В ходе нашей встречи Владимир Ильич затронул и такую важную тему как подготовка кадров в области экономики.
– Самая большая проблема для науки и высшего образования в нашей стране — это, на самом деле, средняя школа. Без средней школы все это будет работать вполсилы, а местами – вхолостую. У меня есть маленькая внучка, и я скажу вам, что дети – они гениальны. И от того, как пройдут их первые годы жизни, насколько будут заложены в них ценности познания труда и всего остального, зависит их будущая жизнь. Когда я сталкиваюсь со студентами, у которых провалы в знаниях, и даже аспирантами, которые плохо усвоили «фундамент», мое настроение становится более пессимистическим. Извините за откровенность, но со школой нужно что-то делать. В частности, с экономическим образованием школьников. Знаете, когда-то давным-давно в средневековых университетах, где-то 1200-е годы, был подготовительный класс, в котором изучали всего три предмета: грамматику, риторику и логику. Это называлось «тривиум» на латыни – 3 предмета. Отсюда слово «тривиально». Наша школа не учит ни грамматике, ни риторике, ни логике, которые нормализуют работу мозга и учат отличать истину от лжи. И вот это катастрофа, на самом деле.
Источники информации, из которых дети получают сведения об экономических процессах, это интернет, соцсети и тот бред, который называется обществознанием и преподается в средней школе. В результате у них создается фантастическая картина мира.

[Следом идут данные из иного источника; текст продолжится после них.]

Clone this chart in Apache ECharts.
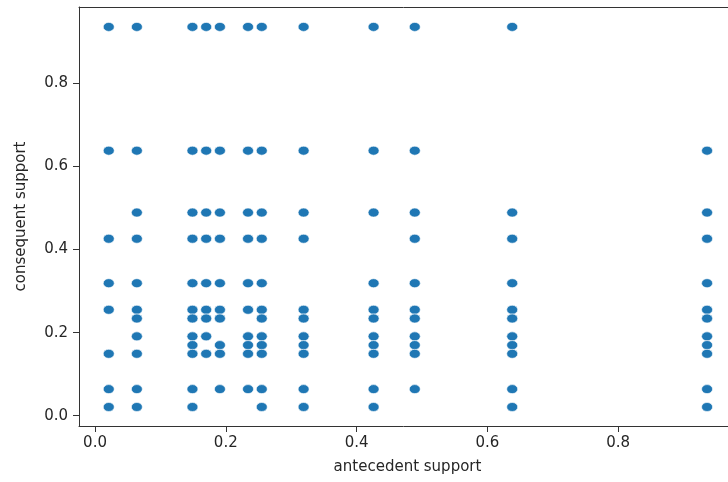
<!DOCTYPE html>
<html>
<head>
<meta charset="utf-8">
<script src="https://cdn.jsdelivr.net/npm/echarts@6/dist/echarts.min.js"></script>
<style>html,body{margin:0;padding:0;background:#fff}#c{width:728px;height:482px}</style>
</head>
<body>
<div id="c"></div>
<script>
// Each point: (antecedent support, consequent support), grouped by consequent row
const antecedentSupport = [
  0.021,0.064,0.149,0.170,0.191,0.234,0.255,0.319,0.426,0.489,0.638,
  0.021,0.064,0.149,0.170,0.191,0.234,0.255,0.319,0.426,0.489,0.936,
  0.064,0.149,0.170,0.191,0.234,0.255,0.319,0.426,0.489,0.638,0.936,
  0.021,0.064,0.149,0.170,0.191,0.234,0.255,0.319,0.489,0.638,0.936,
  0.021,0.064,0.149,0.170,0.191,0.234,0.255,0.426,0.489,0.638,0.936,
  0.021,0.064,0.149,0.170,0.191,0.234,0.255,0.319,0.426,0.489,0.638,0.936,
  0.064,0.149,0.170,0.191,0.255,0.319,0.426,0.489,0.638,0.936,
  0.064,0.149,0.170,0.234,0.255,0.319,0.426,0.489,0.638,0.936,
  0.149,0.191,0.234,0.255,0.319,0.426,0.489,0.638,0.936,
  0.021,0.064,0.149,0.170,0.191,0.234,0.255,0.319,0.426,0.489,0.638,0.936,
  0.021,0.064,0.149,0.191,0.234,0.255,0.319,0.426,0.489,0.638,0.936,
  0.021,0.064,0.149,0.255,0.319,0.426,0.638,0.936
];
const consequentSupport = [
  0.936,0.936,0.936,0.936,0.936,0.936,0.936,0.936,0.936,0.936,0.936,
  0.638,0.638,0.638,0.638,0.638,0.638,0.638,0.638,0.638,0.638,0.638,
  0.489,0.489,0.489,0.489,0.489,0.489,0.489,0.489,0.489,0.489,0.489,
  0.426,0.426,0.426,0.426,0.426,0.426,0.426,0.426,0.426,0.426,0.426,
  0.319,0.319,0.319,0.319,0.319,0.319,0.319,0.319,0.319,0.319,0.319,
  0.255,0.255,0.255,0.255,0.255,0.255,0.255,0.255,0.255,0.255,0.255,0.255,
  0.234,0.234,0.234,0.234,0.234,0.234,0.234,0.234,0.234,0.234,
  0.191,0.191,0.191,0.191,0.191,0.191,0.191,0.191,0.191,0.191,
  0.170,0.170,0.170,0.170,0.170,0.170,0.170,0.170,0.170,
  0.149,0.149,0.149,0.149,0.149,0.149,0.149,0.149,0.149,0.149,0.149,0.149,
  0.064,0.064,0.064,0.064,0.064,0.064,0.064,0.064,0.064,0.064,0.064,
  0.021,0.021,0.021,0.021,0.021,0.021,0.021,0.021
];
const xTicks = [0, 0.2, 0.4, 0.6, 0.8];
const yTicks = [0, 0.2, 0.4, 0.6, 0.8];
const xLabel = 'antecedent support';
const yLabel = 'consequent support';

const points = antecedentSupport.map((x, i) => [x, consequentSupport[i]]);
const font = 'DejaVu Sans';
const spine = {show: true, onZero: false, lineStyle: {color: '#333', width: 1}};
const chart = echarts.init(document.getElementById('c'), null, {renderer: 'canvas'});
chart.setOption({
  animation: false,
  grid: {left: 79, right: 0, top: 7, bottom: 56, show: false},
  xAxis: [{
    type: 'value', min: -0.0245, max: 0.968,
    name: xLabel, nameLocation: 'middle', nameGap: 34,
    nameTextStyle: {fontFamily: font, fontSize: 15, color: '#262626', padding: [0, 0, 0, 8]},
    axisLine: spine,
    axisTick: {show: true, inside: false, length: 6, customValues: xTicks, lineStyle: {color: '#333'}},
    axisLabel: {customValues: xTicks, margin: 10, fontFamily: font, fontSize: 15, color: '#262626',
      formatter: v => v.toFixed(1)},
    splitLine: {show: false}
  }, {
    type: 'value', position: 'top', min: -0.0245, max: 0.968,
    axisLine: spine, axisTick: {show: false}, axisLabel: {show: false}, splitLine: {show: false}
  }],
  yAxis: {
    type: 'value', min: -0.0248, max: 0.9839,
    name: yLabel, nameLocation: 'middle', nameGap: 50,
    nameTextStyle: {fontFamily: font, fontSize: 15, color: '#262626'},
    axisLine: spine,
    axisTick: {show: true, inside: false, length: 6, customValues: yTicks, lineStyle: {color: '#333'}},
    axisLabel: {customValues: yTicks, margin: 11, fontFamily: font, fontSize: 15, color: '#262626',
      formatter: v => v.toFixed(1)},
    splitLine: {show: false}
  },
  series: [{
    type: 'scatter',
    xAxisIndex: 0,
    data: points,
    symbol: 'circle',
    symbolSize: [11, 9],
    itemStyle: {color: '#1f77b4', borderColor: '#ffffff', borderWidth: 0.6, opacity: 1}
  }]
});
</script>
</body>
</html>
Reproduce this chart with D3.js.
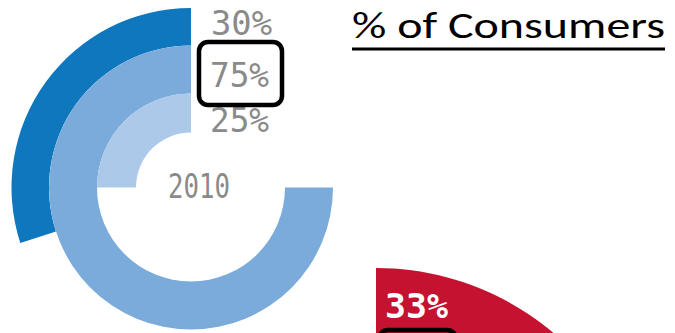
<!DOCTYPE html>
<html>
<head>
<meta charset="utf-8">
<script src="https://cdn.jsdelivr.net/npm/d3@7/dist/d3.min.js"></script>
<style>
  html, body { margin: 0; padding: 0; background: #fff; }
  svg { display: block; }
</style>
</head>
<body>
<svg id="chart" width="675" height="333"></svg>
<script>
// Share of consumers, 2010 rings (outer -> inner)
const ringLabels = ["30%", "75%", "25%"];
const ringValues = [30, 75, 25];
const ringColors = ["#0e77bd", "#7aabdb", "#adc9e9"];
const yearLabel = "2010";
const highlighted = "75%";

// Following year's chart, only its outer ring shows in the frame
const nextValues = [33];
const nextLabels = ["33%"];
const nextColors = ["#c41230"];

const titleText = "% of Consumers";

const svg = d3.select("#chart");
const W = 675, H = 333;

// ---- 2010 radial bars (drawn counter-clockwise from 12 o'clock) ----
const cx = 191, cy = 187.5;
const radii = [[142, 179.5], [94, 142], [55, 94]];
const angleCCW = d3.scaleLinear().domain([0, 100]).range([0, -2 * Math.PI]);

const g = svg.append("g").attr("transform", `translate(${cx},${cy})`);
g.selectAll("path.ring")
  .data(ringValues)
  .join("path")
  .attr("class", "ring")
  .attr("fill", (d, i) => ringColors[i])
  .attr("d", (d, i) => d3.arc()
      .innerRadius(radii[i][0])
      .outerRadius(radii[i][1])
      .startAngle(0)
      .endAngle(angleCCW(d))());

// value labels stacked to the right of the 12 o'clock line
const labelFont = "'DejaVu Sans Mono', monospace";
const labelPos = [
  { x: 211, y: 34.5, w: 61 },
  { x: 210, y: 87, w: 59 },
  { x: 210, y: 132, w: 59 }
];
svg.selectAll("text.val")
  .data(ringLabels)
  .join("text")
  .attr("class", "val")
  .attr("x", (d, i) => labelPos[i].x)
  .attr("y", (d, i) => labelPos[i].y)
  .attr("textLength", (d, i) => labelPos[i].w)
  .attr("lengthAdjust", "spacingAndGlyphs")
  .attr("font-family", labelFont)
  .attr("font-size", 33)
  .attr("fill", "#8a8a8a")
  .text(d => d);

// highlight box around the selected label
const hi = ringLabels.indexOf(highlighted);
svg.append("rect")
  .attr("x", 199).attr("y", 42)
  .attr("width", 83).attr("height", 63)
  .attr("rx", 9).attr("ry", 9)
  .attr("fill", "none")
  .attr("stroke", "#000")
  .attr("stroke-width", 4.5)
  .attr("data-label", ringLabels[hi]);

// year in the middle
svg.append("text")
  .attr("x", 168).attr("y", 198)
  .attr("textLength", 62)
  .attr("lengthAdjust", "spacingAndGlyphs")
  .attr("font-family", labelFont)
  .attr("font-size", 33)
  .attr("fill", "#8a8a8a")
  .text(yearLabel);

// ---- next chart (clockwise from 12 o'clock) ----
const ncx = 376, ncy = 543;
const nRadii = [[200, 275]];
const angleCW = d3.scaleLinear().domain([0, 100]).range([0, 2 * Math.PI]);
const ng = svg.append("g").attr("transform", `translate(${ncx},${ncy})`);
ng.selectAll("path")
  .data(nextValues)
  .join("path")
  .attr("fill", (d, i) => nextColors[i])
  .attr("d", (d, i) => d3.arc()
      .innerRadius(nRadii[i][0])
      .outerRadius(nRadii[i][1])
      .startAngle(0)
      .endAngle(angleCW(d))());

svg.selectAll("text.nval")
  .data(nextLabels)
  .join("text")
  .attr("class", "nval")
  .attr("x", 385).attr("y", 318)
  .attr("textLength", 63)
  .attr("lengthAdjust", "spacingAndGlyphs")
  .attr("font-family", labelFont)
  .attr("font-weight", "bold")
  .attr("font-size", 33)
  .attr("fill", "#fff")
  .text(d => d);

svg.append("rect")
  .attr("x", 379).attr("y", 330)
  .attr("width", 77).attr("height", 63)
  .attr("rx", 9).attr("ry", 9)
  .attr("fill", "none")
  .attr("stroke", "#000")
  .attr("stroke-width", 4.5);

// ---- title ----
svg.append("text")
  .attr("x", 352).attr("y", 38)
  .attr("textLength", 313)
  .attr("lengthAdjust", "spacingAndGlyphs")
  .attr("font-family", "Carlito, Calibri, 'Open Sans', sans-serif")
  .attr("font-size", 36)
  .attr("fill", "#000")
  .text(titleText);
svg.append("line")
  .attr("x1", 352).attr("x2", 665)
  .attr("y1", 49).attr("y2", 49)
  .attr("stroke", "#000")
  .attr("stroke-width", 3);
</script>
</body>
</html>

Что можно сделать со школой? Помимо того, что нужно, конечно же, менять программы, с моей точки зрения необходимо вводить все-таки полноценный курс экономики и географии. Второе, как мне кажется, нужно массово переучивать учителей. Причем, не от случая к случаю, а так, как это делалось раньше. Задумайтесь: экономикой интересуются все. Когда есть такой спрос, то будет и предложение. Единственная опасность здесь заключается в том, что в этой сфере появляются шарлатаны, которые вытесняют подлинные экономические знания.
– Владимир Ильич, благодарю Вас за такую интересную беседу и от лица Издательского дома «Сибирское слово» поздравляю с юбилейным Днем рождения! Искренне желаем Вам здоровья, долголетия, семейного благополучия! Ждем Ваши новые статьи.